SML (Scratch Markup Language) is a new file format for recording and replaying turntablism. We’ve developed open-source tools for accurately capturing the record and crossfader movements of a scratch DJ, allowing us to analyze, transcribe, and recreate scratch performances.

We want to do for turntablism what Graffiti Markup Language has done for tagging — especially teaching giant robot arms how to scratch.

At Art Hack Day we collaborated with other artists and programmers to develop the first prototypes of ScratchML. We used timecode vinyl to capture record movements ($10) and a hacked VCA fader + Arduino to record the crossfader ($30).

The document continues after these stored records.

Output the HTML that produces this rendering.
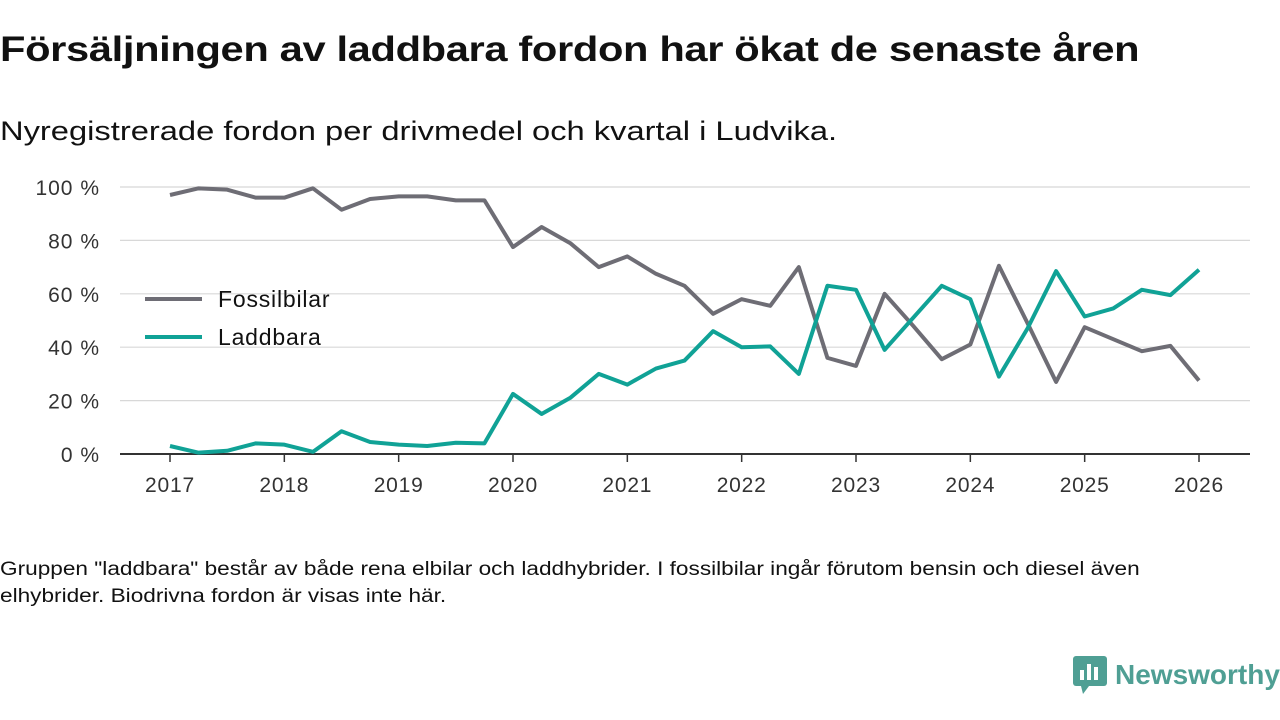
<!DOCTYPE html>
<html><head><meta charset="utf-8"><style>
body{margin:0;width:1280px;height:720px;background:#fff;font-family:"Liberation Sans","DejaVu Sans",sans-serif;color:#111;overflow:hidden;position:relative}
.t{position:absolute;left:0;top:30px;font-size:35px;font-weight:bold;letter-spacing:-0.3px;transform:scaleX(1.19);transform-origin:left;white-space:nowrap}
.s{position:absolute;left:0;top:116px;font-size:27px;transform:scaleX(1.21);transform-origin:left;white-space:nowrap}
.f{position:absolute;left:0;top:556px;font-size:19px;line-height:27px;width:1010px;transform:scaleX(1.19);transform-origin:left}
</style></head><body>
<div class="t">Försäljningen av laddbara fordon har ökat de senaste åren</div>
<div class="s">Nyregistrerade fordon per drivmedel och kvartal i Ludvika.</div>
<svg id="c" width="1280" height="720" style="position:absolute;left:0;top:0"></svg>
<div class="f">Gruppen "laddbara" består av både rena elbilar och laddhybrider. I fossilbilar ingår förutom bensin och diesel även elhybrider. Biodrivna fordon är visas inte här.</div>
<div style="position:absolute;left:1073px;top:656px;display:flex;align-items:center;gap:8px">
<svg width="34" height="38"><rect x="0" y="0" width="34" height="30" rx="3" fill="#4f9f94"/><polygon points="8,30 16,30 10,38" fill="#4f9f94"/><rect x="7" y="14" width="4" height="10" fill="#fff"/><rect x="14" y="8" width="4" height="16" fill="#fff"/><rect x="21" y="11" width="4" height="13" fill="#fff"/></svg>
<span style="font-size:28px;font-weight:bold;color:#4f9f94">Newsworthy</span></div>
<script>
const years=["2017","2018","2019","2020","2021","2022","2023","2024","2025","2026"];
const yTicks=[0,20,40,60,80,100];
const fossil=[97,99.5,99,96,96,99.5,91.5,95.5,96.5,96.5,95,95,77.5,85,79,70,74,67.5,63,52.5,58,55.5,70,36,33,60,48,35.5,41,70.5,49,27,47.5,43,38.5,40.5,27.5];
const laddbara=[3,0.5,1.2,4,3.5,0.8,8.5,4.5,3.5,3,4.2,4,22.5,15,21,30,26,32,35,46,40,40.3,30,63,61.5,39,51,63,58,29,47,68.5,51.5,54.5,61.5,59.5,69];
const svg=document.getElementById('c'),NS="http://www.w3.org/2000/svg";
const x=i=>170+i*(1029/36), y=v=>454-v*2.67;
function mk(t,a,p){const e=document.createElementNS(NS,t);for(const k in a)e.setAttribute(k,a[k]);(p||svg).appendChild(e);return e;}
yTicks.forEach(v=>{
 const g=mk('line',{x1:120,x2:1250,y1:y(v),y2:y(v),stroke:v?'#d8d8d8':'#333','stroke-width':v?1.2:2});
 
 
 const t=mk('text',{x:100,y:y(v)+8,'text-anchor':'end','font-size':21,fill:'#333','letter-spacing':1});t.textContent=v+' %';
 
 
});
years.forEach((yr,i)=>{
 const xx=x(i*4);
 const l=mk('line',{x1:xx,x2:xx,y1:454,y2:462,stroke:'#333','stroke-width':1.5});
 
 
 const t=mk('text',{x:xx,y:492,'text-anchor':'middle','font-size':21,fill:'#333','letter-spacing':0.8});t.textContent=yr;
 
 
});
function line(d,c,n){
 const p=mk('polyline',{points:d.map((v,i)=>x(i)+','+y(v)).join(' '),fill:'none',stroke:c,'stroke-width':4,'stroke-linejoin':'round'});
 
 
}
line(fossil,'#6e6d75','line-fossilbilar');
line(laddbara,'#10a296','line-laddbara');
[['Fossilbilar','#6e6d75',299],['Laddbara','#10a296',337]].forEach(([n,c,yy])=>{
 const l=mk('line',{x1:145,x2:202,y1:yy,y2:yy,stroke:c,'stroke-width':4});
 
 
 const t=mk('text',{x:218,y:yy+8,'font-size':23,fill:'#111','letter-spacing':0.8});t.textContent=n;
 
 
});
</script>
</body></html>
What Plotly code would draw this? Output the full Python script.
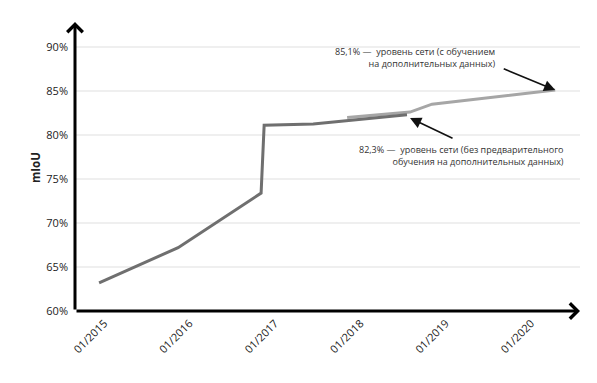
import plotly.graph_objects as go

# Data
base_dates = ["2014-12-10", "2015-11-13", "2016-11-02", "2016-11-15", "2017-06-13", "2018-07-19"]
base_values = [63.2, 67.2, 73.4, 81.1, 81.25, 82.3]

extra_dates = ["2017-11-05", "2018-08-01", "2018-11-03", "2020-04-13"]
extra_values = [82.0, 82.6, 83.5, 85.1]

tick_dates = ["2015-01-01", "2016-01-01", "2017-01-01", "2018-01-01", "2019-01-01", "2020-01-01"]
tick_labels = ["01/2015", "01/2016", "01/2017", "01/2018", "01/2019", "01/2020"]
y_ticks = [60, 65, 70, 75, 80, 85, 90]
y_labels = ["60%", "65%", "70%", "75%", "80%", "85%", "90%"]

note_extra = "85,1% —  уровень сети (с обучением<br>на дополнительных данных)"
note_base = "82,3% —  уровень сети (без предварительного<br>обучения на дополнительных данных)"

FONT = "Open Sans"

fig = go.Figure()
fig.add_trace(go.Scatter(x=extra_dates, y=extra_values, mode="lines",
                         line=dict(color="#a6a6a6", width=3), showlegend=False, hoverinfo="skip"))
fig.add_trace(go.Scatter(x=base_dates, y=base_values, mode="lines",
                         line=dict(color="#6f6f6f", width=3), showlegend=False, hoverinfo="skip"))

# page has an 8px body margin, so the figure is 8px smaller
fig.update_layout(
    width=589, height=375,
    margin=dict(l=67, r=17, t=14, b=72),
    paper_bgcolor="white", plot_bgcolor="white",
    font=dict(family=FONT, color="#222222"),
    showlegend=False,
    xaxis=dict(type="date", range=["2014-08-29", "2020-07-28"], automargin=False,
               tickvals=tick_dates, ticktext=tick_labels, tickangle=-45,
               tickfont=dict(size=11, family=FONT, color="#222"),
               ticklabelstandoff=3,
               showgrid=False, zeroline=False, showline=False, ticks=""),
    yaxis=dict(range=[60, 92.84], automargin=False, tickvals=y_ticks, ticktext=y_labels,
               tickfont=dict(size=11, family=FONT, color="#222"),
               ticklabelstandoff=6,
               showgrid=True, gridcolor="#efefef", gridwidth=1.5,
               zeroline=False, showline=False, ticks=""),
)

# axis arrows
fig.add_annotation(xref="paper", yref="paper", x=0, y=1.0, ax=0, ay=289,
                   axref="pixel", ayref="pixel", text="", showarrow=True,
                   arrowhead=4, arrowsize=1, arrowwidth=3, arrowcolor="black")
fig.add_annotation(xref="paper", yref="paper", x=1.0, y=0, ax=-505, ay=0,
                   text="", showarrow=True,
                   arrowhead=4, arrowsize=1, arrowwidth=3, arrowcolor="black")

# axis title
fig.add_annotation(xref="paper", yref="paper", x=-0.077, y=0.495, text="<b>mIoU</b>",
                   xanchor="center", yanchor="middle",
                   textangle=-90, showarrow=False, font=dict(size=11.5, family=FONT, color="#222"))

# pointers
fig.add_annotation(x=extra_dates[-1], y=extra_values[-1], ax=-53, ay=-22,
                   text="", showarrow=True, arrowhead=2, arrowsize=1.4, arrowwidth=1.6,
                   arrowcolor="#111", standoff=0)
fig.add_annotation(x="2018-08-01", y=81.93, ax=44, ay=21,
                   text="", showarrow=True, arrowhead=2, arrowsize=1.4, arrowwidth=1.6,
                   arrowcolor="#111", standoff=0)

fig.add_annotation(xref="paper", yref="paper", x=0.8356, y=0.877, xanchor="right", yanchor="middle",
                   text=note_extra, align="right", showarrow=False,
                   font=dict(size=9, family=FONT, color="#333"))
fig.add_annotation(xref="paper", yref="paper", x=0.972, y=0.538, xanchor="right", yanchor="middle",
                   text=note_base, align="right", showarrow=False,
                   font=dict(size=9, family=FONT, color="#333"))

fig.write_html("out.html")
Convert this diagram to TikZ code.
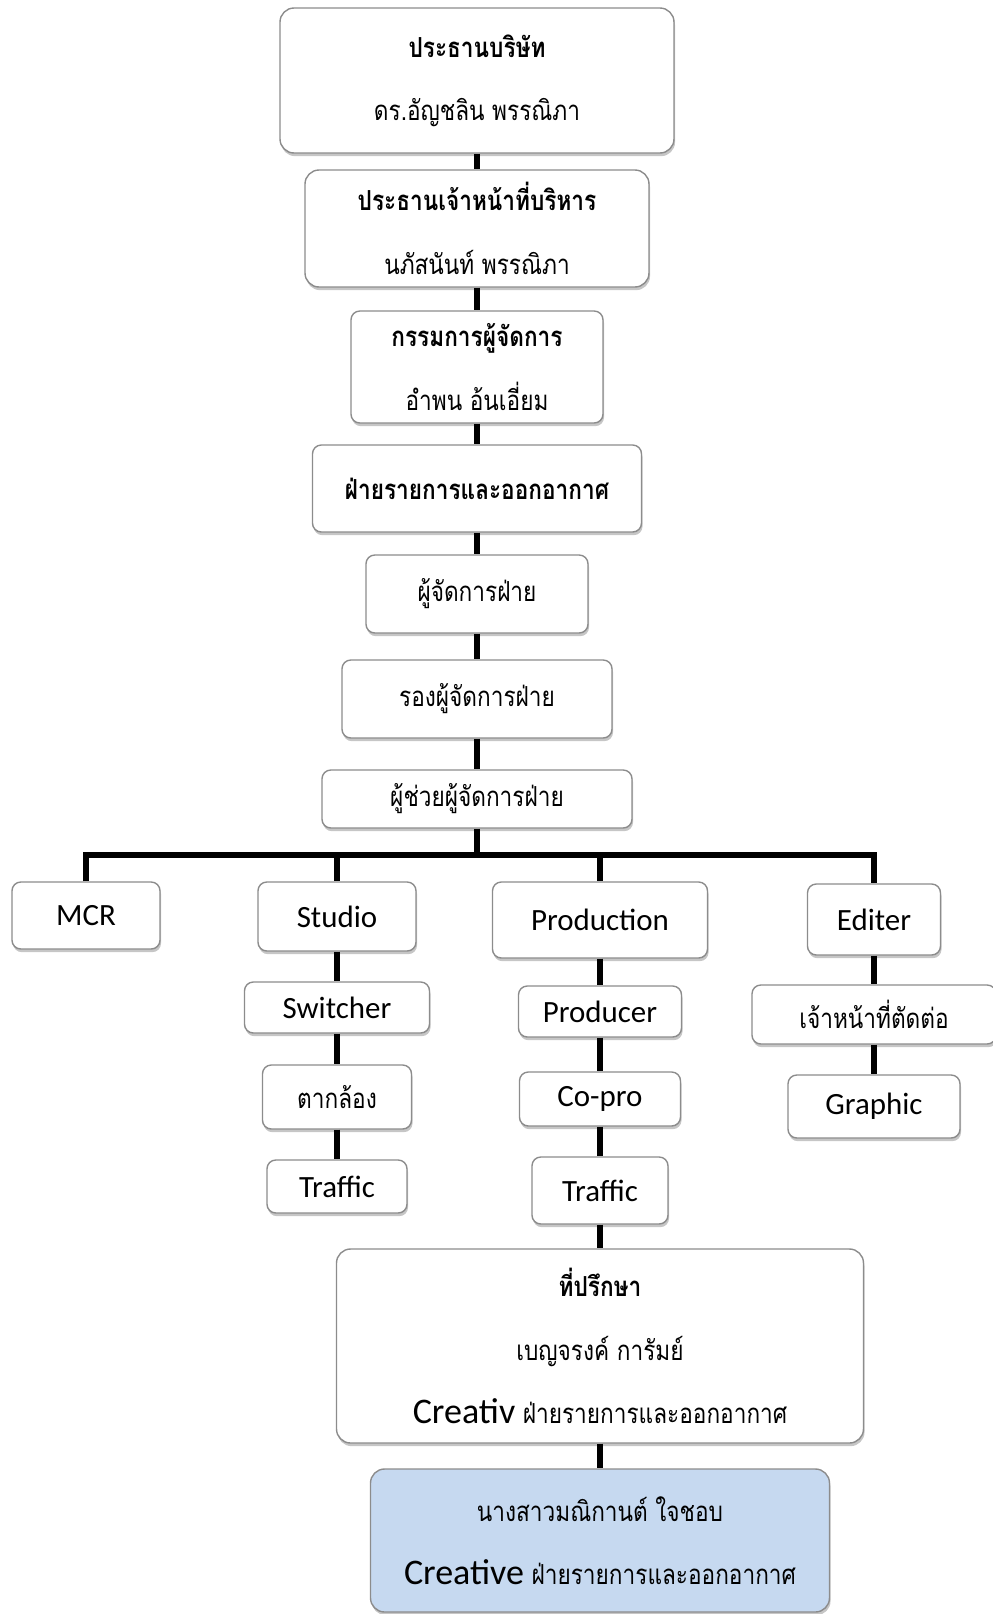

Scratch data was saved to disk as .sml and broadcast as OSC, which allowed other Art Hack Day participants to build visualizations based on what the DJ was scratching during the exhibition. The apps ranged from spinning-vinyl animations and TTM transcriptions to insane exploding 3D pizzas and a side-scrolling videogame shooter controlled by scratches.

Our goal is to make capturing, replaying, and sharing a scratch performance accurate and easy. SML files can be freely uploaded and downloaded from the ScratchML.com database. We’re particularly looking forward to improving the experience of learning how to scratch — e.g. by building apps that show you just how accurate your autobahn scratches actually are.

Throughout the week here on FAT we’ll be publishing ScratchML projects created during Art Hack Day, data specs, source code, hardware modification details and more.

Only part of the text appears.